Не хочет ли она расплатиться, спросил Флориан, а то он сам заплатит. Но она попросила его подождать, посидеть с ней еще немного, почему-то, сказала она, все здесь кажется ей сейчас таким родным, хотя вместе с тем и странным. Флориан нервно почесал тыльную сторону ладони, безжизненно замершей на столешнице. Может, она собирается поспорить насчет оплаты, осторожно спросил он. Почему, с какой стати, удивилась она в ответ.
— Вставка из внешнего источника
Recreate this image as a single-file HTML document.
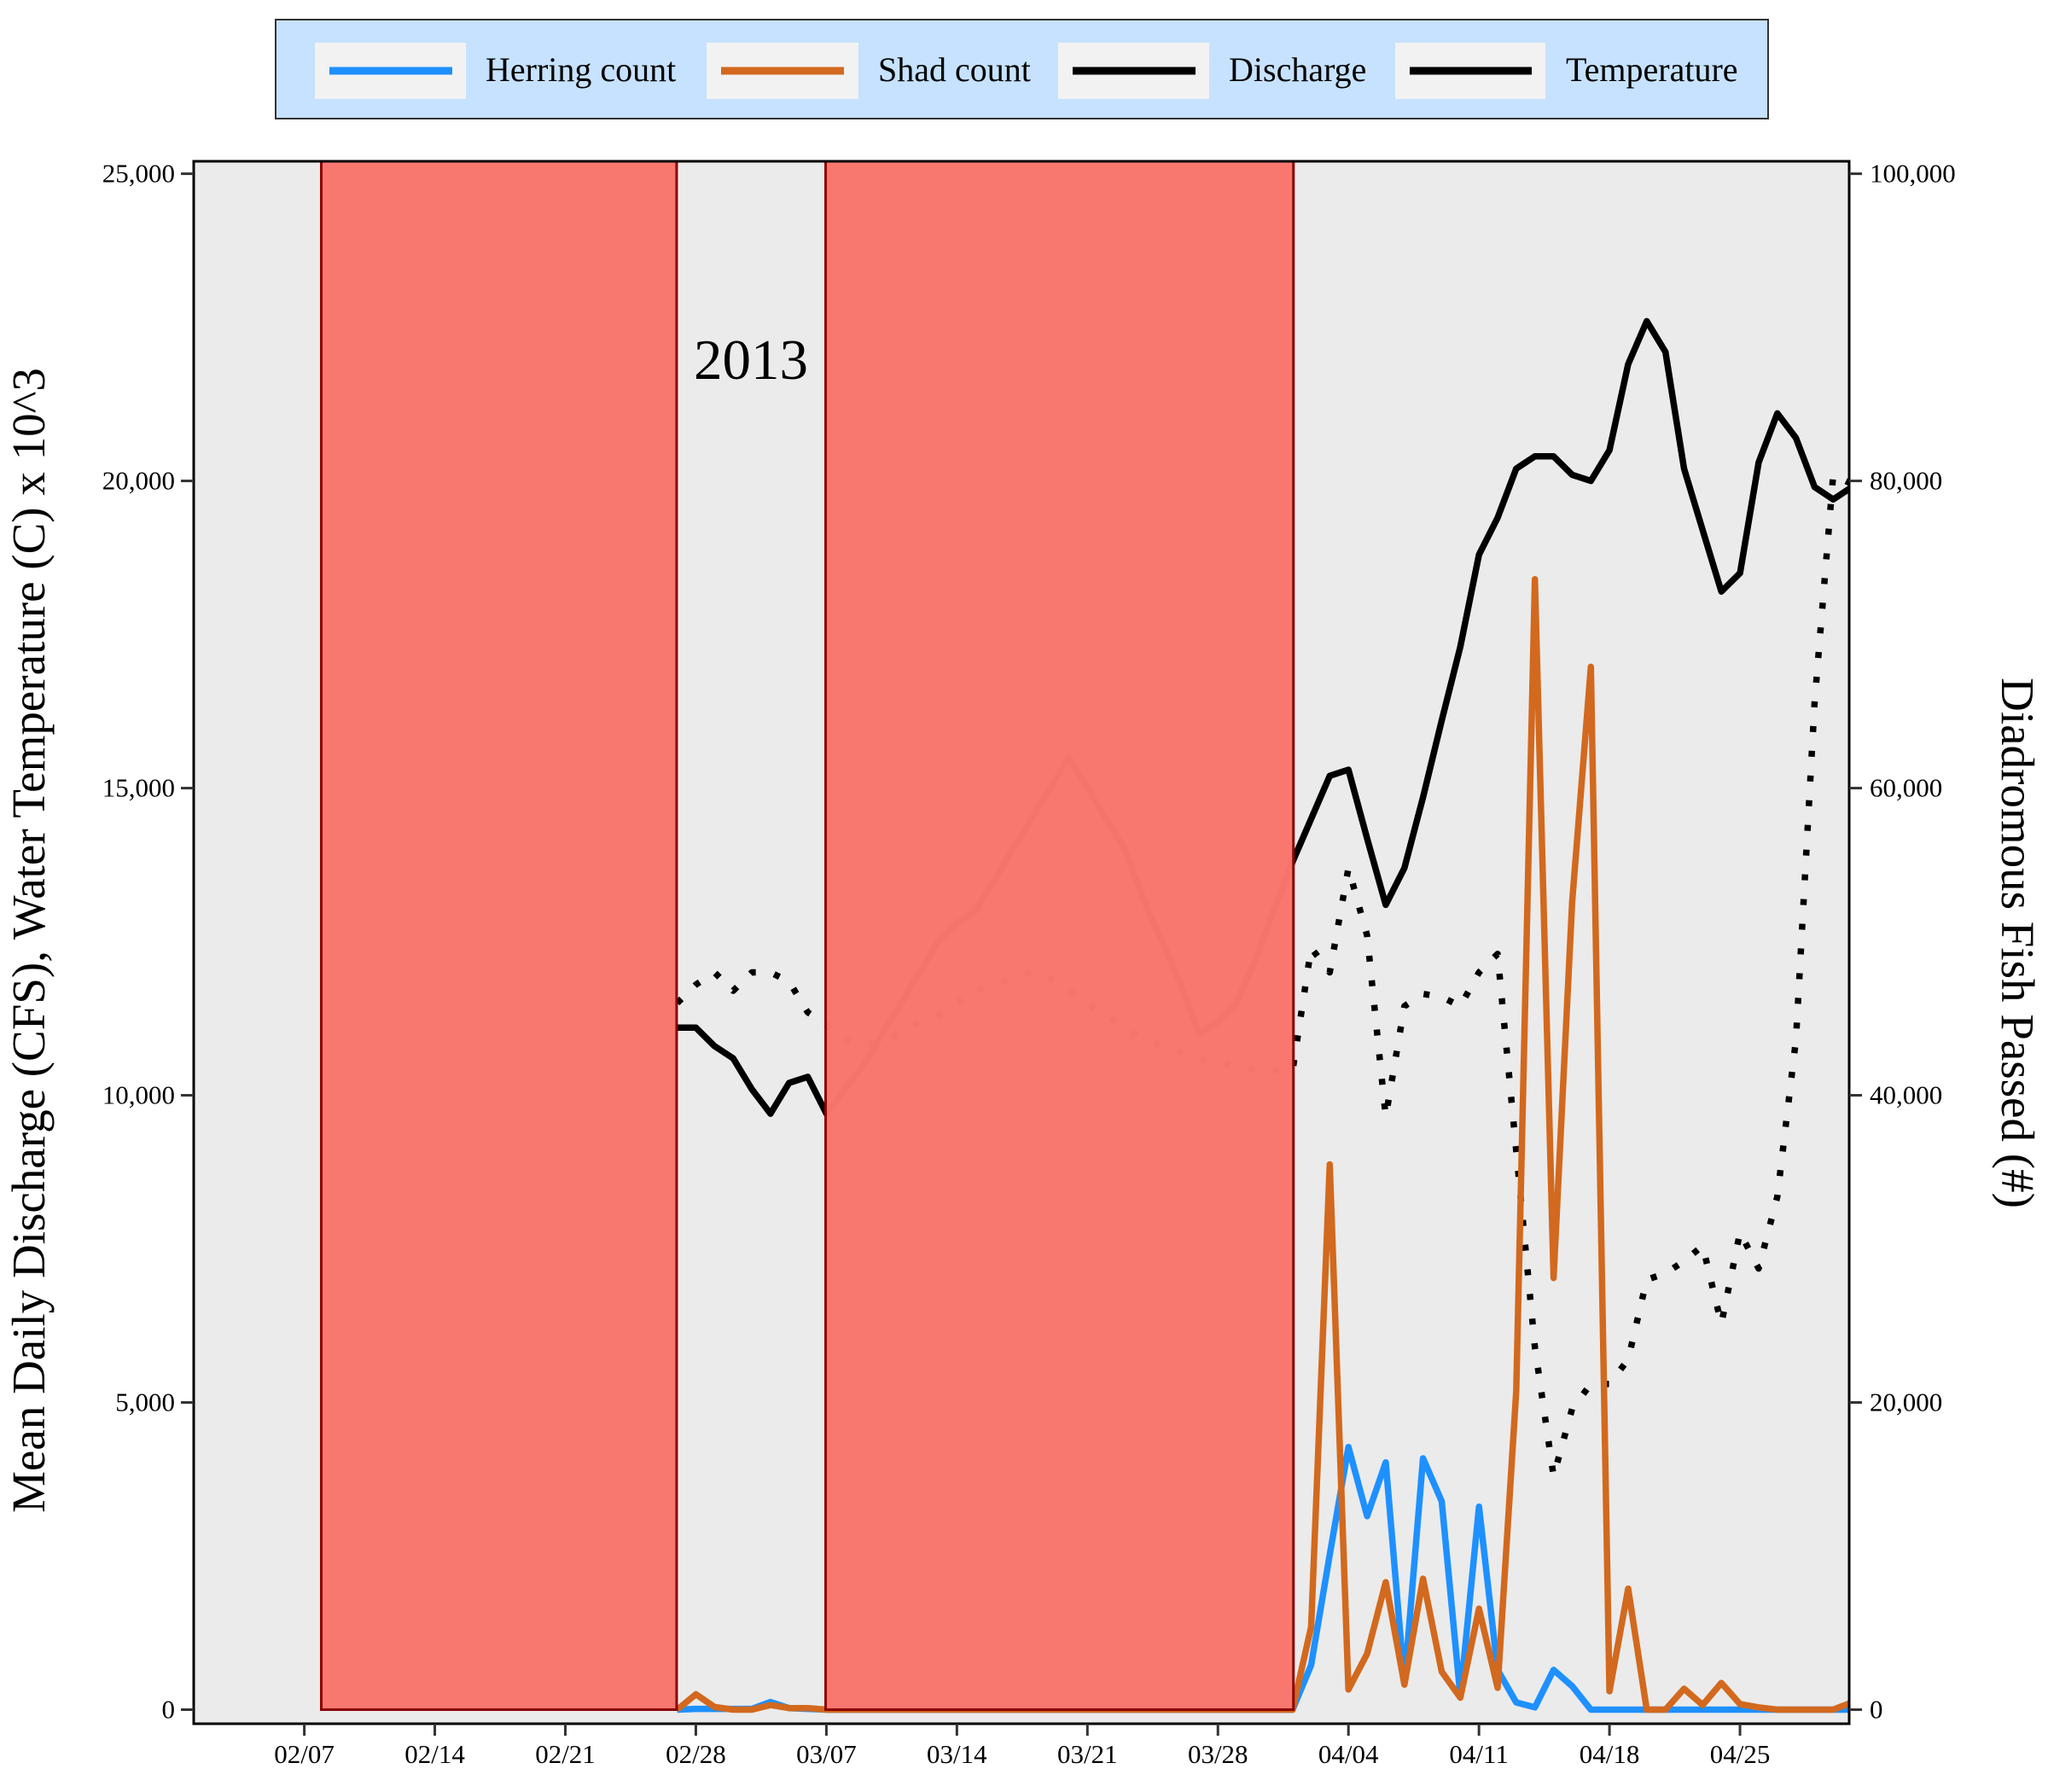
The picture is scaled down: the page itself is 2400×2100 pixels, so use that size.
<!DOCTYPE html>
<html><head><meta charset="utf-8"><style>
html,body{margin:0;padding:0;background:#fff}
svg{display:block;font-family:"Liberation Serif",serif}
</style></head><body>
<svg id="chart" width="2400" height="2100" viewBox="0 0 2400 2100" xmlns="http://www.w3.org/2000/svg">
<g id="legend">
<rect x="323" y="23" width="1749" height="116" fill="#C6E2FF" stroke="#333" stroke-width="2"/>
<g><rect x="369" y="50" width="177" height="66" fill="#F2F2F2"/><line x1="386" y1="83" x2="530" y2="83" stroke="#1E90FF" stroke-width="9"/><text x="569" y="95" font-size="40">Herring count</text></g>
<g><rect x="828" y="50" width="178" height="66" fill="#F2F2F2"/><line x1="845" y1="83" x2="989" y2="83" stroke="#D2691E" stroke-width="9"/><text x="1029" y="95" font-size="40">Shad count</text></g>
<g><rect x="1240" y="50" width="177" height="66" fill="#F2F2F2"/><line x1="1257" y1="83" x2="1401" y2="83" stroke="#000" stroke-width="9"/><text x="1440" y="95" font-size="40">Discharge</text></g>
<g><rect x="1635" y="50" width="176" height="66" fill="#F2F2F2"/><line x1="1652" y1="83" x2="1795" y2="83" stroke="#000" stroke-width="9"/><text x="1835" y="95" font-size="40">Temperature</text></g>
</g>
<rect x="227" y="189" width="1940" height="1831" fill="#EBEBEB"/>
<g id="marks"></g>
<rect x="227" y="189" width="1940" height="1831" fill="none" stroke="#000" stroke-width="3"/>
<g id="axes"></g>
<text x="880" y="444" font-size="67" text-anchor="middle">2013</text>
<text transform="translate(52,1102) rotate(-90)" font-size="55" text-anchor="middle">Mean Daily Discharge (CFS), Water Temperature (C) x 10^3</text>
<text transform="translate(2346,1105) rotate(90)" font-size="55" text-anchor="middle">Diadromous Fish Passed (#)</text>
</svg>
<script>
// day index: 0 = 02/07/2013
const xTickLabels = ["02/07","02/14","02/21","02/28","03/07","03/14","03/21","03/28","04/04","04/11","04/18","04/25"];
const leftTicks = [0,5000,10000,15000,20000,25000];
const rightTicks = [0,20000,40000,60000,80000,100000];
const startDay = 20;
const discharge = [11100,11100,10800,10600,10100,9700,10200,10300,9700,10100,10500,11000,11500,12000,12500,12800,13000,13500,14000,14500,15000,15500,15000,14500,14000,13200,12500,11800,11000,11200,11500,12200,13000,13800,14500,15200,15300,14180,13100,13700,14850,16100,17300,18800,19400,20200,20400,20400,20100,20000,20500,21900,22600,22100,20200,19200,18200,18500,20300,21100,20700,19900,19700,19900];
const temperature = [11500,11800,12000,11700,12000,12000,11850,11350,11150,10900,10800,10900,11000,11200,11300,11500,11700,11800,11900,12000,11900,11700,11500,11300,11100,10900,10800,10700,10600,10500,10500,10400,10400,10400,12400,12000,13700,12600,9650,11450,11650,11600,11450,12000,12300,9100,5900,3800,4900,5300,5300,5700,7000,7100,7300,7550,6280,7770,7180,8350,10900,16400,20100,19950];
const herring = [0,50,50,50,50,500,100,50,0,0,0,0,0,0,0,0,0,0,0,0,0,0,0,0,0,0,0,0,0,0,0,0,0,0,2900,10100,17100,12600,16100,1740,16360,13560,890,13220,2590,470,150,2590,1530,0,0,0,0,0,0,0,0,0,0,0,0,0,0,0];
const shad = [0,1000,170,0,0,300,100,100,0,0,0,0,0,0,0,0,0,0,0,0,0,0,0,0,0,0,0,0,0,0,0,0,0,0,5400,35500,1310,3640,8300,1630,8520,2480,780,6570,1420,20700,73600,28100,52600,67900,1200,7880,0,0,1360,300,1740,360,150,0,0,0,0,470];
const closures = [[0.91,19.97],[27.96,53.05]];

const NS="http://www.w3.org/2000/svg";
const X0=356.6, PXD=21.85, YB=2003.5, YT=203.6;
const xs=d=>X0+d*PXD;
const yl=v=>YB-(v/25000)*(YB-YT);
const yr=v=>YB-(v/100000)*(YB-YT);
function mk(t,a,p){const e=document.createElementNS(NS,t);for(const k in a)e.setAttribute(k,a[k]);p.appendChild(e);return e;}
const marks=document.getElementById('marks'), axes=document.getElementById('axes');
function line(arr,yf,color,name,dash){
  const pts=arr.map((v,i)=>xs(startDay+i).toFixed(1)+','+yf(v).toFixed(1)).join(' ');
  const a={points:pts,fill:'none',stroke:color,'stroke-width':7.5,'stroke-linejoin':'round'};
  if(dash){a['stroke-dasharray']='7 22';}
  const e=mk('polyline',a,marks);
  
  
}
const cp=mk('clipPath',{id:'cp'},marks);mk('rect',{x:227,y:189,width:1940,height:1831},cp);
marks.setAttribute('clip-path','url(#cp)');
line(discharge,yl,'#000','discharge-line');
line(temperature,yl,'#000','temperature-line',true);
line(herring,yr,'#1E90FF','herring-line');
line(shad,yr,'#D2691E','shad-line');
closures.forEach((c,i)=>{
  const r=mk('rect',{x:xs(c[0]),y:150,width:xs(c[1])-xs(c[0]),height:YB-150,fill:'#F8766D','fill-opacity':0.985,stroke:'#8B0000','stroke-width':3},marks);
  
  
});
xTickLabels.forEach((l,i)=>{
  const x=xs(i*7);
  mk('line',{x1:x,y1:2020,x2:x,y2:2034,stroke:'#333','stroke-width':3},axes);
  const t=mk('text',{x:x,y:2066,'font-size':31,'text-anchor':'middle'},axes);t.textContent=l;
  
  
});
leftTicks.forEach(v=>{
  const y=yl(v);
  mk('line',{x1:212,y1:y,x2:227,y2:y,stroke:'#333','stroke-width':3},axes);
  const t=mk('text',{x:205,y:y+10,'font-size':31,'text-anchor':'end'},axes);t.textContent=v.toLocaleString('en-US');
  
  
});
rightTicks.forEach(v=>{
  const y=yr(v);
  mk('line',{x1:2167,y1:y,x2:2182,y2:y,stroke:'#333','stroke-width':3},axes);
  const t=mk('text',{x:2191,y:y+10,'font-size':31,'text-anchor':'start'},axes);t.textContent=v.toLocaleString('en-US');
  
  
});
</script>
</body></html>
Бургомистр на поминальную трапезу не пришел, из совета общины явился только уполномоченный по социальным вопросам, один из сыновей Хольдера, и сел за другой стол, к мужикам, что были при гробе. Она слышала, как Унтерталлингер расспрашивает его насчет нового закона о сборе грибов и социальный уполномоченный с удовольствием растолковывает ему этот закон во всех подробностях: что местным владельцам лесных угодий лицензия на сбор грибов вовсе не нужна, зато их родственникам, ежели инспекция обнаружит их в лесу без сопровождения владельца, нужна. Лицензию, а точнее говоря, годовой грибной пропуск по самому льготному тарифу получают местные жители из тех, кто владельцами лесных угодий не является, тогда как туристы для получения временного грибного пропуска обязаны предъявить письменное подтверждение пребывания в отпуске не менее чем на пять дней, к тому же и платить им придется по гораздо более высокому тарифу, чем местным. А дороже всего обойдется лицензионная карточка тем, кто хотя и прописан в провинции, но местными жителями не являются, то бишь не местным, пришлым, проще говоря, городским грибникам, причем им будут выдаваться только однодневные пропуска, и не где-нибудь, а в местных туристических бюро, которые, как известно, раньше девяти не открываются, чем уже в определенной мере обеспечиваются гарантии, что пришлые грибники не составят местным сколько-нибудь серьезной конкуренции. Словом, новый грибной закон создает все предпосылки для того, чтобы, не отваживая курортников, оградить леса от наших земляков-горожан, то бишь от наших соседей снизу,а по-простому, по-немецки говоря, от итальяшек, которые в прежние времена в грибной сезон ни свет ни заря толпами валили сюда что из Вероны, что из Венеции.